The Sea Fencibles were a naval militia established to provide a close-in line of defence and obstruct the operation of enemy shipping, principally during the French Revolutionary and Napoleonic Wars.

The earliest recorded use of the term was in 1793, when Royal Navy captain Sir Home Popham organised groups of fishermen to guard against French vessels off the coast of Nieuwpoort, Belgium. At Popham's suggestion the British Admiralty subsequently authorised the formation of co-ordinated Sea Fencible units along the English and Irish coasts, supported by a network of Martello towers. Popham's Sea Fencible companies consisted of merchant seamen using their own private or commercial vessels, but operating under letters of marque that authorised them to capture enemy ships should opportunity arise. The Navy provided the Fencibles with uniforms and weapons; it also protected them from the depredations of navy press gangs.

The British Admiralty disbanded its Sea Fencible units in 1810. However the United States adopted a similar concept during the War of 1812 and the American Civil War (1860-5), as did its adversary in the Civil War, the Confederacy.

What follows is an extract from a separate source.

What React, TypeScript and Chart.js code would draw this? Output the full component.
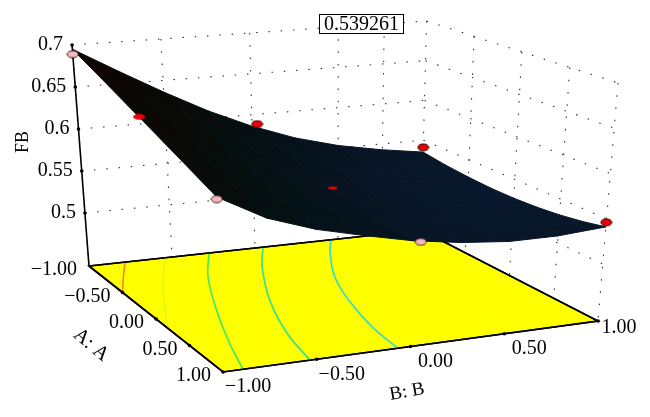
import React, { useEffect, useRef } from "react";
import { Chart, registerables } from "chart.js";

Chart.register(...registerables);

// ---- data ----
const bLevels = [-1, -0.75, -0.5, -0.25, 0, 0.25, 0.5, 0.75, 1];
const aLevels = [-1, -0.75, -0.5, -0.25, 0, 0.25, 0.5, 0.75, 1];
const surfaceAm100 = [0.695, 0.665, 0.636, 0.609, 0.586, 0.567, 0.553, 0.543, 0.535];
const surfaceAm075 = [0.6846, 0.6541, 0.6257, 0.6, 0.5778, 0.56, 0.5469, 0.538, 0.5313];
const surfaceAm050 = [0.6745, 0.6438, 0.6163, 0.5919, 0.5707, 0.554, 0.5419, 0.5344, 0.529];
const surfaceAm025 = [0.6645, 0.6339, 0.6075, 0.5848, 0.5645, 0.5492, 0.5382, 0.5319, 0.5278];
const surfaceA000 = [0.655, 0.6245, 0.5994, 0.5785, 0.5595, 0.5455, 0.5355, 0.5306, 0.528];
const surfaceA025 = [0.6457, 0.6156, 0.5921, 0.5733, 0.5555, 0.543, 0.534, 0.5305, 0.5294];
const surfaceA050 = [0.6368, 0.6073, 0.5857, 0.5689, 0.5526, 0.5415, 0.5339, 0.5317, 0.532];
const surfaceA075 = [0.628, 0.5995, 0.5799, 0.5655, 0.5506, 0.5412, 0.5347, 0.5342, 0.5359];
const surfaceA100 = [0.6196, 0.592, 0.5745, 0.562, 0.5505, 0.5425, 0.5375, 0.5373, 0.541];
const surfaceRows = [
  surfaceAm100, surfaceAm075, surfaceAm050, surfaceAm025, surfaceA000,
  surfaceA025, surfaceA050, surfaceA075, surfaceA100,
];

const designA = [-1, -0.08, 1, -1, 0, -1, 1, 1];
const designB = [-1, -1, -1, 0.03, 0, 1, 0.04, 1];
const designZ = [0.689, 0.6584, 0.6175, 0.588, 0.562, 0.541, 0.5484, 0.546];
const designKind = ["pink", "flat", "pink", "red", "sliver", "red", "pink", "red"];

const zTicks = [0.5, 0.55, 0.6, 0.65, 0.7];
const abTicks = [-1, -0.5, 0, 0.5, 1];
const abTickLabels = ["\u22121.00", "\u22120.50", "0.00", "0.50", "1.00"];
const zTickLabels = ["0.5", "0.55", "0.6", "0.65", "0.7"];
const wallBVerticals = [-1, -0.5, 0, 0.5, 0.76, 1];
const wallAVerticals = [-0.5, 0, 0.5, 1];
const readout = "0.539261";

const contourOrange = [[-1, -0.783], [-0.74, -0.9], [-0.5, -1]];
const contourLime = [[-1, -0.542], [-0.73, -0.666], [-0.462, -0.779], [-0.13, -0.9], [0.18, -1]];
const contourGreen = [[-1, -0.277], [-0.594, -0.461], [-0.024, -0.648], [0.546, -0.798], [1, -0.893]];
const contourTeal = [[-1, 0.048], [-0.66, -0.114], [-0.082, -0.322], [0.502, -0.466], [1, -0.536]];
const contourCyan = [[-1, 0.458], [-0.77, 0.34], [-0.342, 0.166], [0.08, 0.054], [0.586, -0.034], [1, -0.067]];

// ---- camera of the 3D box ----
const Z_FLOOR = 0.437;
const Z_TOP = 0.7;
const C00 = [89, 266];
const C10 = [223, 372];
const C01 = [421, 230];
const C11 = [598, 321];
const HEIGHTS = { h00: 221, h10: 252, h01: 209, h11: 238 };
const VP = [334, 3458];

function project(a: number, b: number, z: number) {
  const u = (a + 1) / 2;
  const v = (b + 1) / 2;
  const mix = (p00: number, p10: number, p01: number, p11: number) =>
    p00 * (1 - u) * (1 - v) + p10 * u * (1 - v) + p01 * (1 - u) * v + p11 * u * v;
  const fx = mix(C00[0], C10[0], C01[0], C11[0]);
  const fy = mix(C00[1], C10[1], C01[1], C11[1]);
  const h = mix(HEIGHTS.h00, HEIGHTS.h10, HEIGHTS.h01, HEIGHTS.h11);
  const t = (z - Z_FLOOR) / (Z_TOP - Z_FLOOR);
  return { x: fx + ((fx - VP[0]) / (VP[1] - fy)) * h * t, y: fy - h * t };
}

function surfaceColor(z: number) {
  const stops: [number, number[]][] = [
    [0.525, [10, 24, 46]],
    [0.55, [7, 20, 34]],
    [0.585, [4, 16, 20]],
    [0.63, [8, 10, 6]],
    [0.695, [16, 3, 3]],
  ];
  for (let i = 1; i < stops.length; i++) {
    if (z <= stops[i][0]) {
      const [z0, c0] = stops[i - 1];
      const [z1, c1] = stops[i];
      const t = Math.max(0, (z - z0) / (z1 - z0));
      return `rgb(${c0.map((c, k) => Math.round(c + (c1[k] - c) * t)).join(",")})`;
    }
  }
  return "rgb(16,3,3)";
}

function ellipse(w: number, h: number, fill: string, stroke: string | null) {
  const c = document.createElement("canvas");
  c.width = w + 2;
  c.height = h + 2;
  const g = c.getContext("2d")!;
  g.beginPath();
  g.ellipse(c.width / 2, c.height / 2, w / 2, h / 2, 0, 0, Math.PI * 2);
  g.fillStyle = fill;
  g.fill();
  if (stroke) {
    g.strokeStyle = stroke;
    g.lineWidth = 1;
    g.stroke();
  }
  return c;
}

const lineBase = {
  showLine: true,
  pointRadius: 0,
  fill: false,
  clip: false as const,
};

export default function App() {
  const ref = useRef<HTMLCanvasElement>(null);
  useEffect(() => {
    document.body.style.margin = "0";
    const styles: Record<string, HTMLCanvasElement> = {
      pink: ellipse(11, 7, "#f5b9bd", "#3a1a1a"),
      red: ellipse(11, 7, "#e60008", "#300000"),
      flat: ellipse(12, 6, "#e60008", null),
      sliver: ellipse(9, 3, "#e60008", null),
    };
    const datasets: any[] = [];

    // walls
    const dotted = { ...lineBase, borderColor: "#333", borderWidth: 1.1, borderDash: [1.5, 10.8], order: 50 };
    const span = [-1, 1];
    zTicks.forEach((z) => {
      datasets.push({ ...dotted, data: span.map((b) => project(-1, b, z)) });
      datasets.push({ ...dotted, data: span.map((a) => project(a, 1, z)) });
    });
    wallBVerticals.forEach((b) => {
      datasets.push({ ...dotted, data: [project(-1, b, Z_TOP), project(-1, b, Z_FLOOR)] });
    });
    wallAVerticals.forEach((a) => {
      datasets.push({ ...dotted, data: [project(a, 1, Z_TOP), project(a, 1, Z_FLOOR)] });
    });

    // floor
    datasets.push({
      ...lineBase,
      order: 40,
      fill: "shape",
      backgroundColor: "#ffff00",
      borderColor: "#000",
      borderWidth: 1.6,
      data: [project(-1, -1, Z_FLOOR), project(1, -1, Z_FLOOR), project(1, 1, Z_FLOOR), project(-1, 1, Z_FLOOR), project(-1, -1, Z_FLOOR)],
    });

    // contours
    const contours: [number[][], string, number][] = [
      [contourOrange, "#f08a1e", 1.6],
      [contourLime, "#c4f52a", 1],
      [contourGreen, "#46e862", 1.7],
      [contourTeal, "#34e48c", 1.7],
      [contourCyan, "#36dcc4", 1.7],
    ];
    contours.forEach(([pts, color, w]) => {
      datasets.push({
        ...lineBase,
        order: 30,
        borderColor: color,
        borderWidth: w,
        tension: 0.4,
        data: pts.map(([a, b]) => project(a, b, Z_FLOOR)),
      });
    });

    // floor frame and axes above contours
    datasets.push({
      ...lineBase,
      order: 25,
      borderColor: "#000",
      borderWidth: 1.6,
      data: [project(-1, 1, Z_FLOOR), project(-1, -1, Z_FLOOR), project(1, -1, Z_FLOOR), project(1, 1, Z_FLOOR), project(-1, 1, Z_FLOOR)],
    });
    datasets.push({
      ...lineBase,
      order: 25,
      borderColor: "#000",
      borderWidth: 1.6,
      data: [project(-1, -1, Z_TOP), project(-1, -1, Z_FLOOR)],
    });

    // surface
    for (let i = 0; i < aLevels.length - 1; i++) {
      for (let j = 0; j < bLevels.length - 1; j++) {
        const zs = [surfaceRows[i][j], surfaceRows[i + 1][j], surfaceRows[i + 1][j + 1], surfaceRows[i][j + 1]];
        const color = surfaceColor((zs[0] + zs[1] + zs[2] + zs[3]) / 4);
        const corners = [
          project(aLevels[i], bLevels[j], zs[0]),
          project(aLevels[i + 1], bLevels[j], zs[1]),
          project(aLevels[i + 1], bLevels[j + 1], zs[2]),
          project(aLevels[i], bLevels[j + 1], zs[3]),
        ];
        datasets.push({
          ...lineBase,
          order: 20,
          fill: "shape",
          backgroundColor: color,
          borderColor: color,
          borderWidth: 1,
          data: [...corners, corners[0]],
        });
      }
    }

    // ticks
    datasets.push({
      showLine: false,
      order: 15,
      clip: false,
      pointRadius: 1.8,
      pointBackgroundColor: "#000",
      pointBorderWidth: 0,
      data: [
        ...zTicks.map((z) => project(-1, -1, z)),
        ...abTicks.map((a) => project(a, -1, Z_FLOOR)).slice(1),
        ...abTicks.map((b) => project(1, b, Z_FLOOR)).slice(1),
      ],
    });

    // design points
    designA.forEach((a, i) => {
      datasets.push({
        showLine: false,
        order: 10,
        clip: false,
        pointStyle: styles[designKind[i]],
        data: [project(a, designB[i], designZ[i])],
      });
    });

    const textPlugin = {
      id: "axisText",
      afterDraw(chart: Chart) {
        const c = chart.ctx;
        c.save();
        c.fillStyle = "#000";
        c.font = '20px "Liberation Serif"';
        c.textBaseline = "middle";
        c.textAlign = "right";
        zTicks.forEach((z, i) => {
          const p = project(-1, -1, z);
          c.fillText(zTickLabels[i], p.x - 9, p.y);
        });
        abTicks.forEach((a, i) => {
          const p = project(a, -1, Z_FLOOR);
          c.fillText(abTickLabels[i], p.x - 12, p.y + 4);
        });
        c.textAlign = "center";
        abTicks.forEach((b, i) => {
          const p = project(1, b, Z_FLOOR);
          const last = i === abTicks.length - 1;
          c.fillText(abTickLabels[i], p.x + (last ? 21 : 25), p.y + (last ? 7 : 15));
        });
        const rotated = (text: string, x: number, y: number, deg: number, size: number) => {
          c.save();
          c.translate(x, y);
          c.rotate((deg * Math.PI) / 180);
          c.font = `${size}px "Liberation Serif"`;
          c.fillText(text, 0, 0);
          c.restore();
        };
        rotated("FB", 23, 142, -90, 18);
        rotated("A: A", 91, 345, 40, 20);
        rotated("B: B", 407, 392, -10, 19);
        // readout box
        c.fillStyle = "#fff";
        c.fillRect(319, 14, 85, 20);
        c.strokeStyle = "#000";
        c.lineWidth = 1;
        c.strokeRect(319.5, 14.5, 84, 19);
        c.fillStyle = "#000";
        c.font = '20px "Liberation Serif"';
        c.fillText(readout, 361.5, 24.5);
        c.restore();
      },
    };

    const chart = new Chart(ref.current!, {
      type: "scatter",
      data: { datasets },
      plugins: [textPlugin],
      options: {
        animation: false,
        responsive: false,
        layout: { padding: 0, autoPadding: false },
        plugins: { legend: { display: false }, tooltip: { enabled: false } },
        events: [],
        scales: {
          x: { type: "linear", min: 0, max: 650, display: false },
          y: { type: "linear", min: 0, max: 417, reverse: true, display: false },
        },
      },
    } as any);
    return () => chart.destroy();
  }, []);
  return <canvas ref={ref} width={650} height={417} style={{ display: "block" }} />;
}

Royal Navy captain Sir Home Popham developed the Sea Fencibles concept while serving as Britain's Agent for Transport in Flanders during the French Revolutionary Wars. In July 1793 Popham went to Ostend to oversee the fleet of Navy transports supplying the British Army. In October a French army of 12,000 men laid siege to the British-held town of Nieuwpoort, which was defended by a garrison of 1,300. French capture of Neiuwpoort would have cleared the path for an assault on the British headquarters at Ostend.

In support of the Nieuwpoort garrison, Popham armed and equipped the town's fishing fleet and led it in action against French vessels along the coast. In correspondence with the Admiralty Popham named his impromptu fleet the "Sea Fencibles," drawing an analogy with the land-based Scottish militia of similar name.